Flame retardants don’t usually make front-page news, but if you’ve ever worked in plastics manufacturing, you know how much difference a compound like Mflam MB100 can make. Technical parameters (TDS) sound like one of those dry topics buried in product sheets, but they cut right to the core of every production run. For those working hands-on with masterbatches, it’s impossible to overlook what a bad mix or improper dosing can do—not just to product quality but also to safety and cost. Polypropylene, polyethylene, and other commonly extruded plastics serve a huge range of uses—wire casings, panels, even furniture—so keeping them fire-safe without ruining their strengths? That’s a tougher job than most people think, especially under pressure to control scrap rates and avoid downtime.
The TDS on Mflam MB100 starts with appearance: white or light-colored pellets, which already tells anyone running a compounding line that the product won’t mess with resin color too much. Moisture content matters more than some realize down at workshop level, since even a slight increase means not just clumping in the hopper, but visible streaking or pitting in the finished article. TDS usually pegs moisture under 0.2%. I’ve worked in shops where someone skipped this, and the result? Entire batches curled and cracked, leaving a week’s production in the trash. Bulk density shows up as grams per cubic centimeter: for those blending resins by volume, this number guides how to weigh and feed the material into an extrusion or injection molding cycle, so line operators get an even shot instead of chasing clogs or surges.
Phosphorus sits at the heart of APP-based flame retardants like Mflam MB100. A typical loading gives something around 20-25% effective phosphorus—numbers like these end up mattering most when you test finished products to meet UL 94 or other fire safety standards. Testing in-house, I’ve seen a half-percent swing in phosphorus dose change part qualification rates and, once, even push a customer out of regulatory compliance. Getting reminded of that headache makes you understand why precise numbers on the data sheet can’t be fudged. Instead of chasing after additives after the fact, line engineers can pull samples and match them directly to TDS data, keeping field failures out of the conversation.
I’ve handled masterbatches that handle only one or two resin bases, but Mflam MB100 generally works with most polyolefins. It’s easy to dismiss this as a minor point, but walking through small- and medium-sized factories, you see how often blend changes happen in the same day. One run’s pure PP, next is a PE/PP blend, followed by a switch to recycled content. If an additive fouls up or separates during this, that means downtime and machine cleanouts, which eat both money and patience. On runs where Mflam MB100 sat in the mix, purging cycles ran clean and with little to no resin haze, which helps bottom lines and lets anyone on the production team dial things in quickly.
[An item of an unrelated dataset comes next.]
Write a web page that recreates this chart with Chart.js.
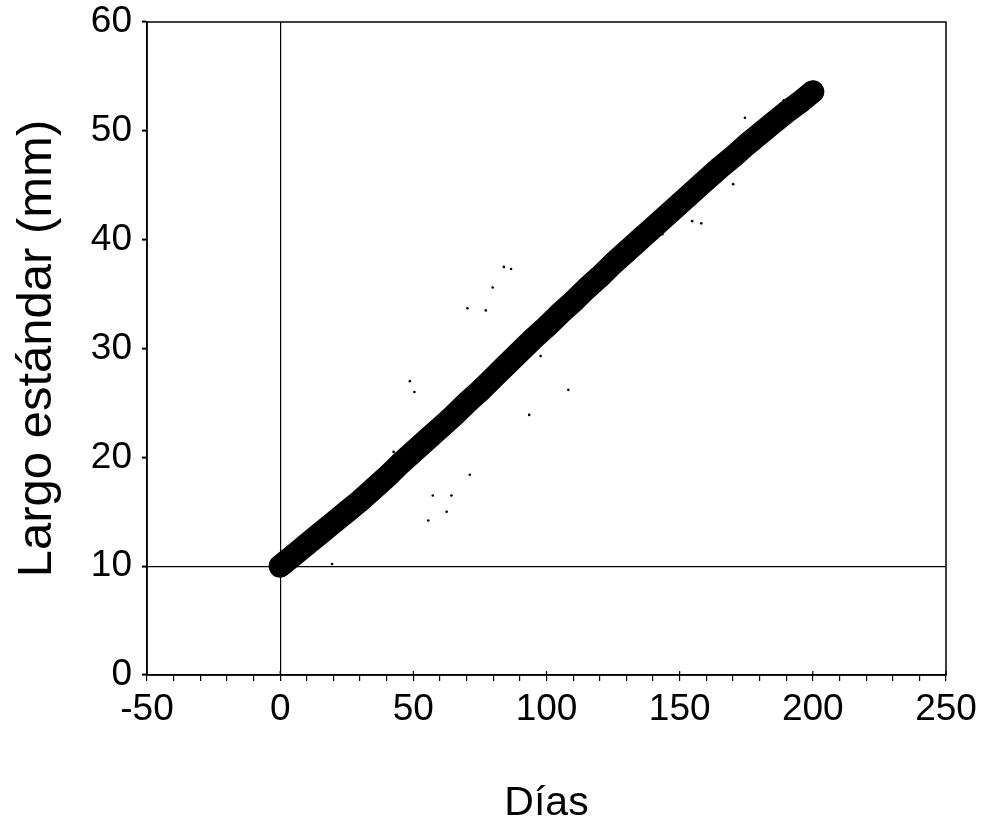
<!DOCTYPE html>
<html>
<head>
<meta charset="utf-8">
<script src="https://cdn.jsdelivr.net/npm/chart.js@4.4.1/dist/chart.umd.min.js"></script>
<style>
  html, body { margin: 0; padding: 0; background: #ffffff; }
  canvas { display: block; }
</style>
</head>
<body>
<canvas id="c" width="988" height="834"></canvas>
<script>
// Main growth series (days, standard length in mm)
const days = [0,5,10,15,20,25,30,35,40,45,50,55,60,65,70,75,80,85,90,95,100,105,110,115,120,125,130,135,140,145,150,155,160,165,170,175,180,185,190,195,200];
const lengths = [10.0,11.0,12.0,13.0,14.0,15.0,16.0,17.1,18.2,19.4,20.5,21.6,22.7,23.8,25.0,26.1,27.3,28.5,29.7,30.9,32.0,33.2,34.3,35.5,36.6,37.8,38.9,40.0,41.1,42.2,43.3,44.4,45.5,46.6,47.6,48.7,49.7,50.7,51.7,52.6,53.6];

// Scattered individual observations
const outlierDays = [84.0,86.7,79.8,70.3,77.2,97.8,48.7,50.4,108.2,93.5,42.6,40.0,34.0,71.2,57.3,64.3,62.5,55.6,189.1,174.5,170.1,154.7,158.1,143.5,19.5];
const outlierLengths = [37.5,37.3,35.6,33.7,33.5,29.3,27.0,26.0,26.2,23.9,20.5,19.0,17.8,18.4,16.5,16.5,15.0,14.2,52.8,51.2,45.1,41.7,41.5,40.5,10.2];

// Axis settings
const xTicksMin = -50, xTicksMax = 250, xMinorStep = 10, xLabelStep = 50;
const yTicksMin = 0, yTicksMax = 60, yStep = 10;
const xTitle = 'Días';
const yTitle = 'Largo estándar (mm)';

const mainPoints = days.map((d, i) => ({ x: d, y: lengths[i] }));
const outlierPoints = outlierDays.map((d, i) => ({ x: d, y: outlierLengths[i] }));

const FONT = 'Liberation Sans, Arial, Helvetica, sans-serif';

const frame = {
  id: 'frame',
  afterDraw(chart) {
    const { ctx, chartArea: a } = chart;
    ctx.save();
    ctx.strokeStyle = '#000';
    ctx.lineWidth = 1.5;
    ctx.strokeRect(a.left, a.top, a.right - a.left, a.bottom - a.top);
    const xs = chart.scales.x;
    ctx.lineWidth = 1.2;
    for (let v = xTicksMin; v <= xTicksMax; v += xLabelStep) {
      const px = xs.getPixelForValue(v);
      ctx.beginPath();
      ctx.moveTo(px, a.bottom);
      ctx.lineTo(px, a.bottom - 4);
      ctx.stroke();
    }
    ctx.restore();
  }
};

function zeroPad(scale) {
  scale.paddingTop = 0;
  scale.paddingBottom = 0;
  scale.paddingLeft = 0;
  scale.paddingRight = 0;
}

new Chart(document.getElementById('c'), {
  type: 'scatter',
  data: {
    datasets: [
      {
        data: mainPoints,
        showLine: true,
        borderColor: '#000',
        backgroundColor: '#000',
        borderWidth: 23,
        borderCapStyle: 'round',
        borderJoinStyle: 'round',
        pointRadius: 11,
        pointBorderWidth: 0,
        tension: 0
      },
      {
        data: outlierPoints,
        showLine: false,
        backgroundColor: '#000',
        borderColor: '#000',
        pointRadius: 1.3,
        pointBorderWidth: 0
      }
    ]
  },
  options: {
    responsive: false,
    animation: false,
    devicePixelRatio: 1,
    layout: { padding: { left: 0, top: 22, right: 42, bottom: 0 } },
    plugins: { legend: { display: false }, tooltip: { enabled: false } },
    scales: {
      x: {
        type: 'linear',
        min: xTicksMin,
        max: xTicksMax,
        afterFit(scale) { scale.height = 159; zeroPad(scale); },
        border: { display: true, color: '#000', width: 1.5 },
        grid: {
          drawOnChartArea: true,
          color: ctx => (ctx.tick && ctx.tick.value === 0) ? '#000' : 'rgba(0,0,0,0)',
          lineWidth: 1.2,
          tickColor: '#000',
          tickLength: 6,
          tickWidth: 1.2
        },
        ticks: {
          stepSize: xMinorStep,
          autoSkip: false,
          maxRotation: 0,
          padding: 7,
          color: '#000',
          font: { family: FONT, size: 37 },
          callback: v => (v % xLabelStep === 0 ? String(v) : '')
        },
        title: {
          display: true,
          text: xTitle,
          color: '#000',
          font: { family: FONT, size: 41 },
          padding: { top: 0, bottom: 6 }
        }
      },
      y: {
        type: 'linear',
        min: yTicksMin,
        max: yTicksMax,
        afterFit(scale) { scale.width = 147; zeroPad(scale); },
        border: { display: true, color: '#000', width: 1.5 },
        grid: {
          drawOnChartArea: true,
          color: ctx => (ctx.tick && ctx.tick.value === 10) ? '#000' : 'rgba(0,0,0,0)',
          lineWidth: 1.2,
          tickColor: '#000',
          tickLength: 5,
          tickWidth: 2
        },
        ticks: {
          stepSize: yStep,
          autoSkip: false,
          padding: 10,
          color: '#000',
          font: { family: FONT, size: 37 }
        },
        title: {
          display: true,
          text: yTitle,
          color: '#000',
          font: { family: FONT, size: 49 },
          padding: { top: 8, bottom: 0 }
        }
      }
    }
  },
  plugins: [frame]
});
</script>
</body>
</html>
The TDS gives a recommended melt processing window—usually something around 180–220°C for polypropylene. In the field, if dryer settings go high, or someone leaves a barrel heater unchecked, over-processing can break down even tough additive packages, releasing fumes and gumming up screw feeders. There are days where operators must adjust for power pop-ups or resin lot changes; a clear temperature range straight from the TDS gives a quick reference to avoid charring, which nobody wants to see on the molding floor. It isn’t only about product specs—it’s about real teams keeping safety incidents down and delivering price-stable, reliable products.
Adding 10-30% of Mflam MB100 by weight is what most tech sheets suggest. While it seems straightforward, misreading this has burned plenty of teams. If you run a line by volume rather than weight, or forget to compensate for part thickness or mold geometry, fire performance won’t match up to requirements. Years back, one error in dosing caused surface blooming—a chalky haze that cost a shipment on a tight schedule. The simple fact is, keeping a TDS handy during production runs lets operators measure with confidence and run fewer costly tests down the line.
Reading TDS figures only gets you halfway there—implementing consistent training for shop-floor staff on interpreting and handling additives brings long-term benefits. Regular handheld moisture checks before hopper loading can save thousands in scrap. For shops facing frequent recipe switches, investing in small-batch mixing and color-check machines lets teams catch issues before they hit scale production. Rollout of better dust collection and pellet delivery gear ensures that phosphorus content and moisture claims on the TDS remain true all the way to the end product. Finally, direct communication between purchasing, production, and quality departments, sharing real performance data tied to the TDS, helps spot improvement areas beyond any single chart’s numbers.